Logistik express: Angeblich plant Amazon, das in den USA und Großbritannien etablierte „Amazon-Locker“-Modell auch in Europa einzuführen. Welche Standorte bieten sich an?

 Roeb: „Amazon Locker“ könnte der Schwerthieb sein, mit dem sich der gordische Knoten der hohen Kosten der letzten Meile durchschlagen lässt. Naheliegend sind hochfrequente Orte in großen Städten. Aber auch auf dem Land, wo die Entfernungen für die Kuriere besonders lang und die Erreichbarkeit der Adressaten besonders schwierig sind, könnte „Locker“ interessant sein. Sinnvoll wären dann Standorte an stark befahrenen Straßen oder sogar Innenstadtlagen in preiswerten Nebenstraßen.

Logistik express: Bisher war neben Hermes vor allem DHL in Deutschland der Logistik-Partner.

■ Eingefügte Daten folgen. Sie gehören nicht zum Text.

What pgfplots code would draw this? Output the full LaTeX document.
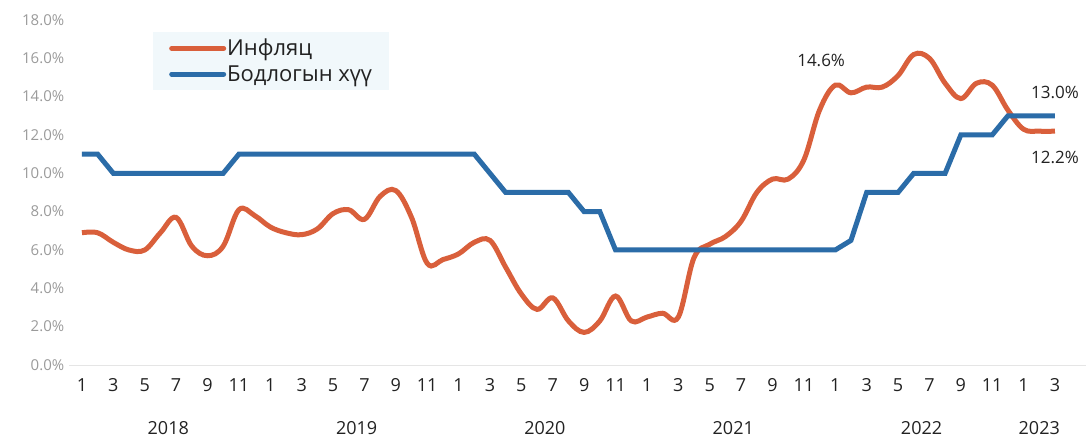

Weshalb riskiert Amazon die Konfrontation – liegt es am schlechten Service?

Roeb: Servicemängel mögen eine Rolle spielen, aber so groß, dass sie allein die enormen Investitionen in den Aufbau der Logistik-Infrastruktur rechtfertigten, sind sie sicher nicht. Strategisch, das heißt langfristig, sind die Kostenersparnisse aus eigener Logistik sicher interessanter.

Logistik express: Steht zu erwarten, dass der Konzern freie Logistik-Kapazitäten, analog zum Cloud-Computing, auch an andere Firmen verkauft?

Roeb: Davon muss man ausgehen. „Amazon Web Services“ sollte ursprünglich der besseren Ausnutzung der Rechenkapazitäten für das eigene Geschäft dienen. Heute ist es der mit fast acht Milliarden US-Dollar Umsatz weltweit größte Cloud-Dienst, dessen Kapazitäten auch andere Unternehmen nutzen. Transportkapazitäten wären strukturell nicht völlig anders zu interpretieren.